Translation, Migration, & Gender in the Americas, the Transatlantic, & the Transpacific
5-8 Jul 2017 Bordeaux (France)

Participants > Panelists > Mootz Kaylee Jangula

Thursday 6
D4- Writing the Body, Illness, and Trauma
Pascale Antolin (Université Bordeaux Montaigne, France)
› 15:00 - 15:15 (15min)
› J008
Crossing (Body-)Borders in Louise Erdrich's The Round House
Kaylee Jangula Mootz  1  
1 : University of Connecticut

The physical body defines our notion of self, and disruptions to our corporeal body trouble our understandings of self, as Julia Kristeva has theorized through her notion of the abject. As a result, nonconsensual transgressions to physical body boundaries, especially sexual transgressions, trouble our personhoods and sense of identity.

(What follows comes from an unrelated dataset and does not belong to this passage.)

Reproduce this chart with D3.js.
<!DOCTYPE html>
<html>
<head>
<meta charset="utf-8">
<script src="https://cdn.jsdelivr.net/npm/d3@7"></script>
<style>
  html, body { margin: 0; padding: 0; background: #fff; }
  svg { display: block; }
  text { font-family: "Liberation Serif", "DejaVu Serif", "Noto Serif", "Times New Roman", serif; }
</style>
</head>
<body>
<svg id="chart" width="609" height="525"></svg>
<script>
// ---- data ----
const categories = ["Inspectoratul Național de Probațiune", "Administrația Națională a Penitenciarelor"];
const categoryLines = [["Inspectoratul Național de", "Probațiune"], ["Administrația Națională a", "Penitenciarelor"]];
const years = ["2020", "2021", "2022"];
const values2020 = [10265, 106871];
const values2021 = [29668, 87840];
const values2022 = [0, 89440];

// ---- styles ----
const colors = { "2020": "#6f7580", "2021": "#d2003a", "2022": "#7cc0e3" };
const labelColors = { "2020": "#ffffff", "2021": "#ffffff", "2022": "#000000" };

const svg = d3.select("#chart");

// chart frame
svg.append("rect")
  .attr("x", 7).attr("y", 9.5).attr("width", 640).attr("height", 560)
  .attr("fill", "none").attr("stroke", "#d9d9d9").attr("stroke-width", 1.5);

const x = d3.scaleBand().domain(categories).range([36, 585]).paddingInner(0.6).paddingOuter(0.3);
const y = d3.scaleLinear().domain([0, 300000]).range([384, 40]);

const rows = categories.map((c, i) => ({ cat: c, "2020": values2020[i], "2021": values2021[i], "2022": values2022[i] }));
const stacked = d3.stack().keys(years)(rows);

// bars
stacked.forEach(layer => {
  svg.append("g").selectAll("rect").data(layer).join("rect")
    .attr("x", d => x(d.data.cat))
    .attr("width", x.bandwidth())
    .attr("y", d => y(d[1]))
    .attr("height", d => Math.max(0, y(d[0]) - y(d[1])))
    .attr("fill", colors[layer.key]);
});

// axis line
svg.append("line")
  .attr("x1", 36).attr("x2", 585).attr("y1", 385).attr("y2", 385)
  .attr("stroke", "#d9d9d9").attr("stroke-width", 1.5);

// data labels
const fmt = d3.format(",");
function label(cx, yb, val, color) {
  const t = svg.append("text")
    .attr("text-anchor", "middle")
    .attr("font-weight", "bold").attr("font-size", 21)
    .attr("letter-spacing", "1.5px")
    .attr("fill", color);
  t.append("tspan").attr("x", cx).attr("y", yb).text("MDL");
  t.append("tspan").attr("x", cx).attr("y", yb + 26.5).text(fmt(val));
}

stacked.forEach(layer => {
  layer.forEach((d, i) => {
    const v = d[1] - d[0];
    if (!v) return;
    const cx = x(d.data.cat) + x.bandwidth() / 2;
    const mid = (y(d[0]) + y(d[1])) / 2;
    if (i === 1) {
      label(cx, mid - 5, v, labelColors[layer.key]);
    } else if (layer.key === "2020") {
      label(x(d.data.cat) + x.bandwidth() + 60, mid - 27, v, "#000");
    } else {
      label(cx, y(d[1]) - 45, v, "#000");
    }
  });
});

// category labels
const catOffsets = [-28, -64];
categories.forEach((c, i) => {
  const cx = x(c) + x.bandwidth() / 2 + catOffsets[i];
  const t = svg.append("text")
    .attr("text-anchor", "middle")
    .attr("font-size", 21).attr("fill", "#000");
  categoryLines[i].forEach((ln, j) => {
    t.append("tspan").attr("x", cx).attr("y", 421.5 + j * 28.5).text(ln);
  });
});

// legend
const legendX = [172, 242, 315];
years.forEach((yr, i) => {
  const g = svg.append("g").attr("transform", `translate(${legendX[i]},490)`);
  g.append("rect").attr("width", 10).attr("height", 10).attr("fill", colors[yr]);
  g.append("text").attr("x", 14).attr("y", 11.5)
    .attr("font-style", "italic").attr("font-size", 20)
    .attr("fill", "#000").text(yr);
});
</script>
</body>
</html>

The Round House (2012), by Louise Erdrich, features several instances of distressing nonconsensual crossings of bodily borders, including: scarring as evidence of sexual assault and bodily trauma; the gunshot wounds that kill antagonist Linden Lark; and most significantly the rapes of Geraldine Coutts and Mayla Wolfskin. These body-border crossings are not the only relevant border crossings in the narrative. Complications of jurisdiction and injustice based on land borders serve as a contemporary reminder that Native land border crossings continue to be a major source of contention. Andrea Smith, in Conquest: Sexual Violence and American Indian Genocide (2015), links the colonial conquest of Native lands to the rape and mutilation of the Native body. Smith argues that Native women's bodies, and by extension Native lands, have become inherently violable in the colonial imagination. Erdrich's pairing of violent body-border crossings with Native land border crossings calls direct attention to issues of land/body border crossings in ways that her previous works had never accomplished. Furthermore, I argue that rapist Linden Lark's murder via gun shot is a violent body-border crossing which signifies a relevant turning of colonial violence back on the colonial body. However, even though this reciprocal violence seems to be the answer to Joe Coutts's desire for revenge, Joe finds that this fails to satiate his need for justice. The lack of closure and feelings of dissatisfaction at the end of the novel indicates the continuing need for social, environmental, and legal justice on Native lands and Native women.